Consider this 4-node graph:

    1 ---3--- 2
    |         |
    1         2
    |         |
    3 ---4--- 4

Edges: (1,2,3), (1,3,1), (2,4,2), (3,4,4).

Cut property example: Take the cut S = {1,3}, V-S = {2,4}. Crossing edges: (1,2,3) and (3,4,4). The lightest is (1,2,3). This edge must be in the MST.

Cycle property example: The cycle 1-2-4-3-1 has edges with weights 3, 2, 4, 1. The heaviest is (3,4,4). This edge is in no MST.


Proving Kruskal's Correctness

Kruskal's processes edges in order of increasing weight. For each edge (u,v,w):

  • If u and v are in different components, adding this edge is safe. Why? Consider the cut between u's component and everything else. This edge is the lightest crossing edge we haven't processed yet (all lighter ones were already added or rejected). By the cut property, it belongs in an MST.

  • If u and v are in the same component, adding this edge creates a cycle. This edge is the heaviest in that cycle (all other edges in the cycle were added earlier and have smaller weight). By the cycle property, it doesn't belong in any MST.


Proving Prim's Correctness

Prim's maintains a growing tree T. At each step it adds the cheapest edge connecting T to a non-T node.
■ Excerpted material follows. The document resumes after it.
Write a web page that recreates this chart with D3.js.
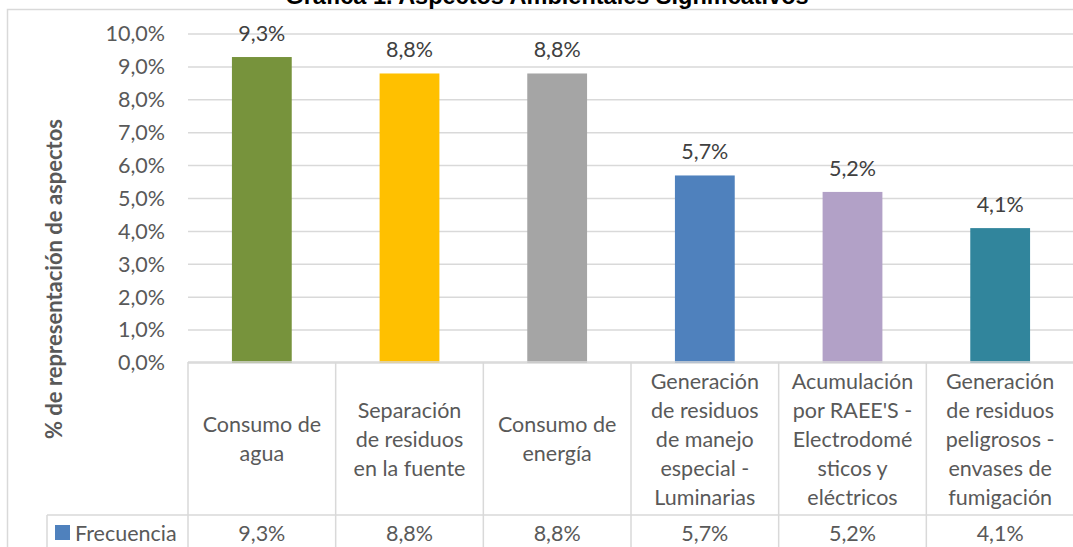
<!DOCTYPE html>
<html>
<head>
<meta charset="utf-8">
<script src="https://cdn.jsdelivr.net/npm/d3@7"></script>
<style>
  html, body { margin: 0; padding: 0; background: #fff; overflow: hidden; }
  #canvas { width: 1073px; height: 547px; }
  text { font-family: Lato, "Open Sans", sans-serif; }
</style>
</head>
<body>
<div id="canvas"></div>
<script>
let categories = [
  ["Consumo de", "agua"],
  ["Separación", "de residuos", "en la fuente"],
  ["Consumo de", "energía"],
  ["Generación", "de residuos", "de manejo", "especial -", "Luminarias"],
  ["Acumulación", "por RAEE'S -", "Electrodomé", "sticos y", "eléctricos"],
  ["Generación", "de residuos", "peligrosos -", "envases de", "fumigación"],
];
let values = [9.3, 8.8, 8.8, 5.7, 5.2, 4.1];
let barColors = ["#77933c", "#ffc000", "#a5a5a5", "#4f81bd", "#b2a1c7", "#31859c"];
let yTicks = [0, 1, 2, 3, 4, 5, 6, 7, 8, 9, 10];
let seriesName = "Frecuencia";
let title = "Grafica 1. Aspectos Ambientales Significativos";
let yTitle = "% de representación de aspectos";

let fmt = (v) => v.toFixed(1).replace(".", ",") + "%";

let width = 1073, height = 547;
let gridColor = "#d9d9d9";
let textColor = "#595959";
let fs = "21.5px";

let svg = d3
  .select("#canvas")
  .append("svg")
  .attr("width", width)
  .attr("height", height);

// outer chart frame (runs off the right and bottom edge)
svg.append("rect")
  .attr("x", 7.5).attr("y", 9.5)
  .attr("width", 1200).attr("height", 700)
  .attr("fill", "none")
  .attr("stroke", gridColor)
  .attr("stroke-width", 1.5);

// title sits mostly above the visible area, like the reference crop
svg.append("text")
  .attr("x", 547).attr("y", 4)
  .attr("text-anchor", "middle")
  .style("font-family", "'Liberation Sans', Arial, sans-serif")
  .style("font-weight", "bold")
  .style("font-size", "23.5px")
  .attr("fill", "#000")
  .text(title);

let x = d3.scaleBand()
  .domain(d3.range(values.length))
  .range([188, 1074]);

let y = d3.scaleLinear()
  .domain([0, 10])
  .range([363, 34]);

// gridlines
svg.append("g")
  .selectAll("line")
  .data(yTicks)
  .join("line")
  .attr("x1", 188)
  .attr("x2", width)
  .attr("y1", (d) => y(d))
  .attr("y2", (d) => y(d))
  .attr("stroke", gridColor)
  .attr("stroke-width", 1.5);

// y axis labels
let yAxis = svg.append("g")
  .attr("transform", "translate(165,0)")
  .call(d3.axisLeft(y).tickValues(yTicks).tickFormat(fmt).tickSize(0).tickPadding(0));
yAxis.select(".domain").remove();
yAxis.selectAll("text")
  .style("font-family", "Lato, sans-serif")
  .style("font-size", fs)
  .attr("fill", textColor);

svg.append("text")
  .attr("transform", "translate(62,279) rotate(-90)")
  .attr("text-anchor", "middle")
  .style("font-weight", "bold")
  .style("font-size", "22px")
  .attr("fill", textColor)
  .text(yTitle);

let barW = x.bandwidth() * 0.405;

svg.append("g")
  .selectAll("rect")
  .data(values)
  .join("rect")
  .attr("x", (d, i) => x(i) + (x.bandwidth() - barW) / 2)
  .attr("y", (d) => y(d))
  .attr("width", barW)
  .attr("height", (d) => y(0) - y(d))
  .attr("fill", (d, i) => barColors[i]);

// data labels
svg.append("g")
  .selectAll("text")
  .data(values)
  .join("text")
  .attr("x", (d, i) => x(i) + x.bandwidth() / 2)
  .attr("y", (d) => y(d) - 16)
  .attr("text-anchor", "middle")
  .style("font-size", fs)
  .attr("fill", "#404040")
  .text(fmt);

// data table
let tableTop = 362, rowTop = 515;
let table = svg.append("g")
  .attr("stroke", gridColor)
  .attr("stroke-width", 1.5);
table.append("line").attr("x1", 188).attr("x2", width).attr("y1", tableTop).attr("y2", tableTop);
table.append("line").attr("x1", 47).attr("x2", width).attr("y1", rowTop).attr("y2", rowTop);
table.append("line").attr("x1", 47).attr("x2", 47).attr("y1", rowTop).attr("y2", height);
table.selectAll(".v")
  .data(d3.range(values.length + 1))
  .join("line")
  .attr("x1", (i) => x.range()[0] + i * x.bandwidth())
  .attr("x2", (i) => x.range()[0] + i * x.bandwidth())
  .attr("y1", tableTop)
  .attr("y2", height);

let lineH = 29;
svg.append("g")
  .selectAll("text")
  .data(categories)
  .join("text")
  .attr("text-anchor", "middle")
  .style("font-size", fs)
  .attr("fill", textColor)
  .each(function (lines, i) {
    let cx = x(i) + x.bandwidth() / 2;
    let cy = (tableTop + rowTop) / 2;
    let y0 = cy - ((lines.length - 1) * lineH) / 2 + 8;
    d3.select(this)
      .selectAll("tspan")
      .data(lines)
      .join("tspan")
      .attr("x", cx)
      .attr("y", (d, j) => y0 + j * lineH)
      .text((d) => d);
  });

svg.append("g")
  .selectAll("text")
  .data(values)
  .join("text")
  .attr("x", (d, i) => x(i) + x.bandwidth() / 2)
  .attr("y", 541)
  .attr("text-anchor", "middle")
  .style("font-size", fs)
  .attr("fill", textColor)
  .text(fmt);

svg.append("rect")
  .attr("x", 55).attr("y", 525)
  .attr("width", 15).attr("height", 15)
  .attr("fill", barColors[3]);
svg.append("text")
  .attr("x", 75).attr("y", 541)
  .style("font-size", fs)
  .attr("fill", textColor)
  .text(seriesName);
</script>
</body>
</html>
The cut is (T, V-T). The edge Prim's chooses is the lightest crossing edge. By the cut property, this edge is in some MST. By induction, every edge Prim's adds is in some MST, so the final tree is an MST.


MST Uniqueness

Theorem: If all edge weights are distinct, the MST is unique.
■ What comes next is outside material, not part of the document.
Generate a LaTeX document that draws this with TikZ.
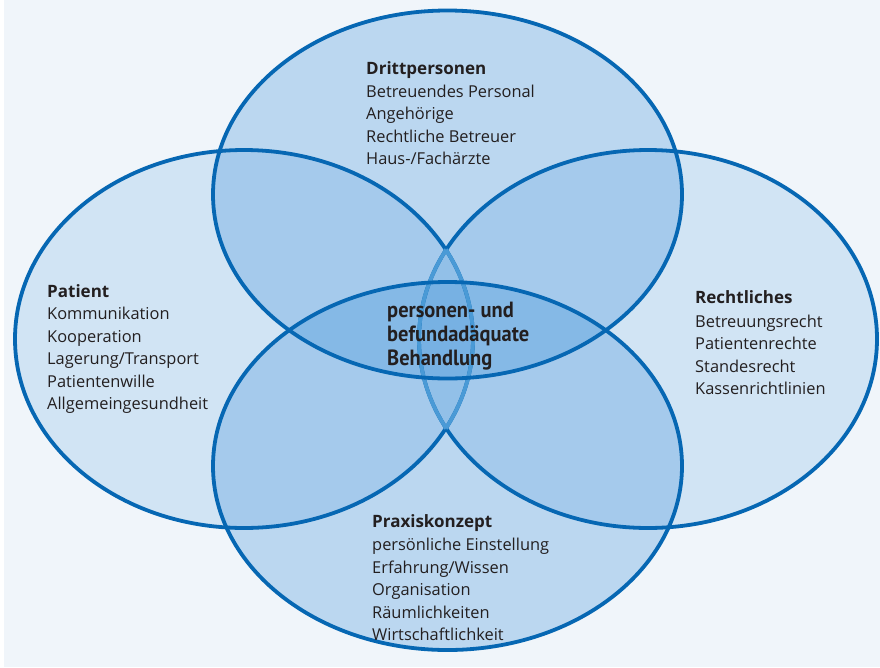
\documentclass[tikz,border=0pt]{standalone}
\usepackage{fontspec}
\setmainfont{Open Sans}
\newfontfamily\corefont{PT Sans}
\usepackage{graphicx}
\usetikzlibrary{positioning}
\definecolor{vennline}{HTML}{0667B3}
\definecolor{vennlens}{HTML}{4A9AD6}
\definecolor{vennfill}{HTML}{338CD9}
\definecolor{vennbg}{HTML}{F0F5FA}
\definecolor{venntext}{HTML}{231F20}
\tikzset{outer set/.style={fill=vennfill, fill opacity=0.16},
inner set/.style={fill=vennfill, fill opacity=0.28},
tall ring/.style={x radius=234.5pt, y radius=184pt},
wide ring/.style={x radius=229pt, y radius=189pt},
set line/.style={draw=vennline, line width=3.8pt},
lens line/.style={draw=vennlens, line width=3.8pt},
set title/.style={anchor=base west, inner sep=0pt, text=venntext,
  font=\fontsize{17}{20}\selectfont\bfseries},
set item/.style={anchor=base west, inner sep=0pt, text=venntext,
  font=\fontsize{16.4}{20}\selectfont},
core text/.style={anchor=base west, inner sep=0pt, text=venntext,
  font=\corefont\fontsize{22}{24}\selectfont\bfseries}}

\begin{document}
\begin{tikzpicture}[x=1pt, y=-1pt]
        \useasboundingbox (0,0) rectangle (880,667);
        \fill[vennbg] (4,0) rectangle (880,667);

        \coordinate (top) at (447.5,194.5);
        \coordinate (bottom) at (447.5,466);
        \coordinate (left) at (244,339);
        \coordinate (right) at (648,339);

        % fills first, outlines afterwards
        \path[inner set] (top) ellipse [tall ring];
        \path[inner set] (bottom) ellipse [tall ring];
        \path[outer set] (left) ellipse [wide ring];
        \path[outer set] (right) ellipse [wide ring];

        \draw[set line] (left) ellipse [wide ring];
        \draw[set line] (right) ellipse [wide ring];
        % the lens between left and right gets paler edges
        \begin{scope}
            \clip (right) ellipse [wide ring];
            \draw[lens line] (left) ellipse [wide ring];
        \end{scope}
        \begin{scope}
            \clip (left) ellipse [wide ring];
            \draw[lens line] (right) ellipse [wide ring];
        \end{scope}
        \draw[set line] (top) ellipse [tall ring];
        \draw[set line] (bottom) ellipse [tall ring];

        % labels
        \node[set title] (dritt) at (366,74) {Drittpersonen};
        \foreach \entry [count=\i] in {Betreuendes Personal, Angehörige,
            Rechtliche Betreuer, Haus-/Fachärzte}
            \node[set item] (dritt-\i) at (366,74.5+22.5*\i) {\entry};

        \node[set title] (patient) at (47,297) {Patient};
        \foreach \entry [count=\i] in {Kommunikation, Kooperation,
            Lagerung/Transport, Patientenwille, Allgemeingesundheit}
            \node[set item] (patient-\i) at (47,297+22.5*\i) {\entry};

        \node[set title] (recht) at (695,303) {Rechtliches};
        \foreach \entry [count=\i] in {Betreuungsrecht, Patientenrechte,
            Standesrecht, Kassenrichtlinien}
            \node[set item] (recht-\i) at (695,304.5+22.5*\i) {\entry};

        \node[set title] (praxis) at (372,527) {Praxiskonzept};
        \foreach \entry [count=\i] in {persönliche Einstellung, Erfahrung/Wissen,
            Organisation, Räumlichkeiten, Wirtschaftlichkeit}
            \node[set item] (praxis-\i) at (372,528+22.5*\i) {\entry};

        \node[core text] (core-1) at (387,317) {\scalebox{0.93}[1]{personen- und}};
        \node[core text] (core-2) at (387,341) {\scalebox{0.93}[1]{befundadäquate}};
        \node[core text] (core-3) at (387,365) {\scalebox{0.93}[1]{Behandlung}};
\end{tikzpicture}
\end{document}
Proof: Suppose two different MSTs exist: T1 and T2. Let e be the lightest edge in T1 that's not in T2. Adding e to T2 creates a cycle. Every other edge in this cycle is in T2, and since T1 chose e but T2 didn't, some edge e' in the cycle has weight > weight(e) (by distinctness). But then T2 could replace e' with e to get a cheaper tree, contradicting that T2 is an MST.
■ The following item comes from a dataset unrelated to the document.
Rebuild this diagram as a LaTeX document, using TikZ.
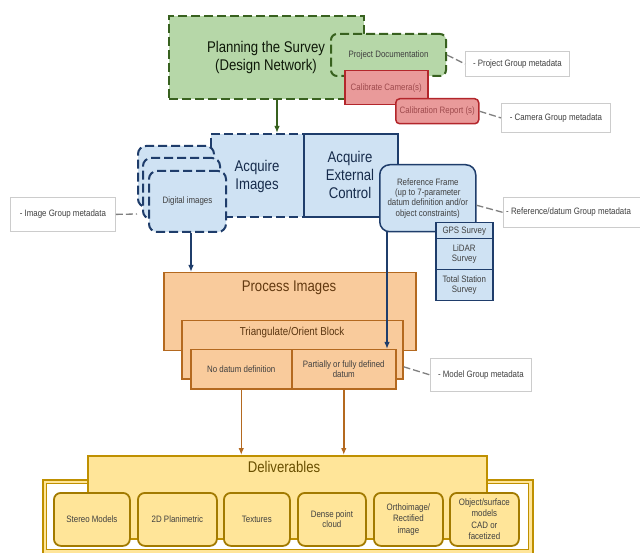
\documentclass[tikz,border=0pt]{standalone}
\usepackage{fontspec}
\setmainfont{Liberation Sans}[FakeStretch=0.85]
\usetikzlibrary{arrows.meta}
\definecolor{lgreen}{HTML}{B6D7A8}
\definecolor{dgreen}{HTML}{38611F}
\definecolor{lred}{HTML}{E99A9A}
\definecolor{dred}{HTML}{B3262B}
\definecolor{lblue}{HTML}{CFE2F3}
\definecolor{dblue}{HTML}{1F3D6B}
\definecolor{lorange}{HTML}{F9CB9C}
\definecolor{dorange}{HTML}{B4691F}
\definecolor{lyellow}{HTML}{FFE599}
\definecolor{dyellow}{HTML}{BF9000}
\definecolor{txt}{HTML}{404040}
\definecolor{metaline}{HTML}{808080}
\newcommand\dgBig{\fontsize{15.5}{18}\selectfont}
\newcommand\dgSmall{\fontsize{9.3}{10.5}\selectfont}
\tikzset{
  base/.style={anchor=north west, inner sep=1pt, align=center, text=txt, font=\dgSmall},
  gdash/.style={base, draw=dgreen, fill=lgreen, line width=2pt, dash pattern=on 9pt off 4pt},
  redbox/.style={base, draw=dred, fill=lred, line width=1.5pt, text=dred!60!gray},
  metabox/.style={base, draw=black!20, fill=white, line width=0.8pt},
  bdash/.style={base, draw=dblue, fill=lblue, line width=2pt, dash pattern=on 9pt off 4pt},
  bsolid/.style={base, draw=dblue, fill=lblue, line width=1.8pt},
  obox/.style={base, draw=dorange, fill=lorange, line width=1.5pt},
  ybox/.style={base, draw=dyellow, fill=lyellow, line width=1.5pt},
  card/.style={base, draw=dyellow!85!black, fill=lyellow, line width=1.8pt, rounded corners=7pt},
  bigtxt/.style={inner sep=0pt, align=center, font=\dgBig},
  metaconn/.style={draw=metaline, line width=1.3pt, dash pattern=on 7pt off 3pt},
  arr/.style={line width=1.5pt, -{Latex[length=7pt,width=5.5pt]}}
}
\begin{document}
\begin{tikzpicture}[x=1pt,y=-1pt]
\clip (0,0) rectangle (640,553);
\fill[white] (0,0) rectangle (640,553);

% ---- Planning ----
\node[gdash, minimum width=195pt, minimum height=83pt] (plan) at (168,15) {};
\node[bigtxt, text=black!75!dgreen] (plantxt) at (266,57) {Planning the Survey\\(Design Network)};
\node[gdash, rounded corners=6pt, minimum width=115pt, minimum height=42pt] (projdoc) at (330,33) {Project Documentation};
\node[redbox, minimum width=83pt, minimum height=34pt] (calcam) at (344,70) {Calibrate Camera(s)};
\node[redbox, rounded corners=4pt, minimum width=83pt, minimum height=25pt] (calrep) at (395,98) {Calibration Report (s)};

\node[metabox, minimum width=104pt, minimum height=25pt] (projmeta) at (465,51) {- Project Group metadata};
\node[metabox, minimum width=109pt, minimum height=29pt] (cammeta) at (501,103) {- Camera Group metadata};
\draw[metaconn] (projdoc.east) -- (projmeta.west);
\draw[metaconn] (calrep.east) -- (cammeta.west);

% ---- Acquire ----
\node[bdash, minimum width=93pt, minimum height=83pt] (acqimg) at (210,133) {};
\node[bigtxt, text=dblue!70!black] (acqimgtxt) at (257,176) {Acquire\\Images};
\node[bsolid, minimum width=94pt, minimum height=83pt] (aec) at (303,133) {};
\node[bigtxt, text=dblue!70!black] (aectxt) at (350,175) {Acquire\\External\\Control};
\draw[arr, dgreen] ([xshift=10.5pt]plan.south) -- ([xshift=10.5pt]plan.south |- acqimg.north);

\node[bdash, rounded corners=8pt, minimum width=76pt, minimum height=61pt] (back) at (137,145) {};
\node[bdash, rounded corners=8pt, minimum width=77pt, minimum height=61pt] (mid) at (142,157) {};
\node[bdash, rounded corners=8pt, minimum width=77pt, minimum height=61pt] (front) at (148,170) {Digital images};

\node[bsolid, line width=1.5pt, rounded corners=10pt, minimum width=96pt, minimum height=67pt, font=\fontsize{9.3}{10.3}\selectfont] (ref) at (379,164) {Reference Frame\\(up to 7-parameter\\datum definition and/or\\object constraints)};
\node[bsolid, line width=1.5pt, minimum width=57pt, minimum height=16pt] (gps) at (435,222) {GPS Survey};
\node[bsolid, line width=1.5pt, minimum width=57pt, minimum height=31pt] (lidar) at (435,238) {LiDAR\\Survey};
\node[bsolid, line width=1.5pt, minimum width=57pt, minimum height=31pt] (total) at (435,269) {Total Station\\Survey};

\node[metabox, minimum width=105pt, minimum height=34pt] (imgmeta) at (10,197) {- Image Group metadata};
\node[metabox, minimum width=145pt, minimum height=30pt] (refmeta) at (503,197) {};
\node[anchor=west, inner sep=0pt, text=txt, font=\dgSmall] (refmetatxt) at (506,212) {- Reference/datum Group metadata};
\draw[metaconn] (imgmeta.east) -- ([yshift=-6pt]back.south west);
\draw[metaconn] ([yshift=-7pt]ref.east) -- (refmeta.west);

% ---- Process ----
\node[obox, minimum width=252pt, minimum height=78pt] (proc) at (163,272) {};
\node[bigtxt, text=dorange!55!black] (proctxt) at (289,288) {Process Images};
\node[obox, minimum width=221pt, minimum height=58pt] (tri) at (181,320) {};
\node[inner sep=0pt, font=\fontsize{11.5}{13}\selectfont, text=dorange!50!black] (tritxt) at (292,333) {Triangulate/Orient Block};
\node[obox, minimum width=101pt, minimum height=39pt] (nodat) at (190,349) {No datum definition};
\node[obox, minimum width=104pt, minimum height=39pt] (partial) at (291,349) {Partially or fully defined\\datum};

\node[metabox, minimum width=101pt, minimum height=33pt] (modelmeta) at (430,358) {- Model Group metadata};
\draw[metaconn] ([yshift=-17pt]tri.east) -- (modelmeta.west);

\draw[arr, dblue] ([xshift=3.5pt]front.south) -- ([xshift=3.5pt]front.south |- proc.north);
\draw[arr, dblue] ([xshift=8pt]ref.south west) -- ([xshift=8pt]ref.south west |- partial.north);

% ---- Deliverables ----
\node[ybox, minimum width=490pt, minimum height=76pt] (frame) at (42,479) {};
\node[base, draw=dyellow, fill=white, line width=1.2pt, minimum width=482pt, minimum height=66pt] (frameinner) at (46,483) {};
\node[ybox, minimum width=399pt, minimum height=83pt] (deliv) at (87,455) {};
\node[bigtxt, text=dyellow!55!black] (delivtxt) at (284,467) {Deliverables};

\draw[arr, dorange] (nodat.south) -- (nodat.south |- deliv.north);
\draw[arr, dorange] (partial.south) -- (partial.south |- deliv.north);

\node[card, minimum width=76pt, minimum height=53pt] (c1) at (53,492) {Stereo Models};
\node[card, minimum width=79pt, minimum height=53pt] (c2) at (137,492) {2D Planimetric};
\node[card, minimum width=66pt, minimum height=53pt] (c3) at (223,492) {Textures};
\node[card, minimum width=68pt, minimum height=53pt] (c4) at (297,492) {Dense point\\cloud};
\node[card, minimum width=69pt, minimum height=53pt, font=\fontsize{9.3}{11.5}\selectfont] (c5) at (373,492) {Orthoimage/\\Rectified\\image};
\node[card, minimum width=69pt, minimum height=53pt, font=\fontsize{9.3}{11.5}\selectfont] (c6) at (449,492) {Object/surface\\models\\CAD or\\facetized};
\end{tikzpicture}
\end{document}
When weights aren't distinct: Multiple MSTs can exist. For example, a triangle with all edges having weight 1 has three different MSTs (each omitting one edge).

⚠ Gotcha. "MST is unique" and "MST weight is unique" are different statements. The MST weight is always unique (all MSTs have the same total weight), but the actual set of edges can differ when weights repeat.


MST Weight Is Always Unique

Even when multiple MSTs exist, they all have the same total weight. This follows from a stronger fact: if you sort the edge weights used by any MST, you get the same sorted sequence. This is called the MST weight sequence.


Practical Implications

Question Property to Use
Must this edge be in the MST? Find a cut where it's the unique lightest crossing edge
Can this edge be in some MST? Check if it's NOT the unique heaviest in any cycle
Is the MST unique? Check if all edge weights are distinct
Can I swap MST edges? Use the cycle property on the new edge's cycle

These questions come up constantly in MST problems. The cut and cycle properties give you the tools to reason about them without running the full algorithm.


Example: Deciding if an Edge Is in Every MST

Given edge (u,v,w), is it in every MST?

  1. Remove edge (u,v) from the graph.
  2. Find the shortest path from u to v in the remaining graph (or the min-weight max edge on the path in the MST).
  3. If the path's bottleneck weight > w, then (u,v) is in every MST (it's the unique lightest crossing edge for the cut that separates u's component when (u,v) is removed).
  4. If the path's bottleneck weight == w, it's in some MSTs but not all.
  5. If the path's bottleneck weight < w, it's in no MST.

💡 Key insight. "In every MST" means the edge is irreplaceable. "In some MST" means it's one of several equally-good options. "In no MST" means it's always suboptimal.


Try It

Consider this graph with 5 nodes and 7 edges:

Edges: (1,2,1), (1,3,2), (2,3,2), (2,4,3),
       (3,4,3), (3,5,4), (4,5,5)
  1. Find the MST. Is it unique?
  2. For edge (2,3,2): is it in every MST, some MSTs, or no MST?
  3. For edge (4,5,5): which property tells you it's excluded?

Answers: The MST uses edges with weights 1, 2, 3, 4 (total=10). Edge (2,3,2) ties with (1,3,2) -- MST is not unique. Edge (4,5,5) is the heaviest in cycle 3-4-5, so the cycle property excludes it.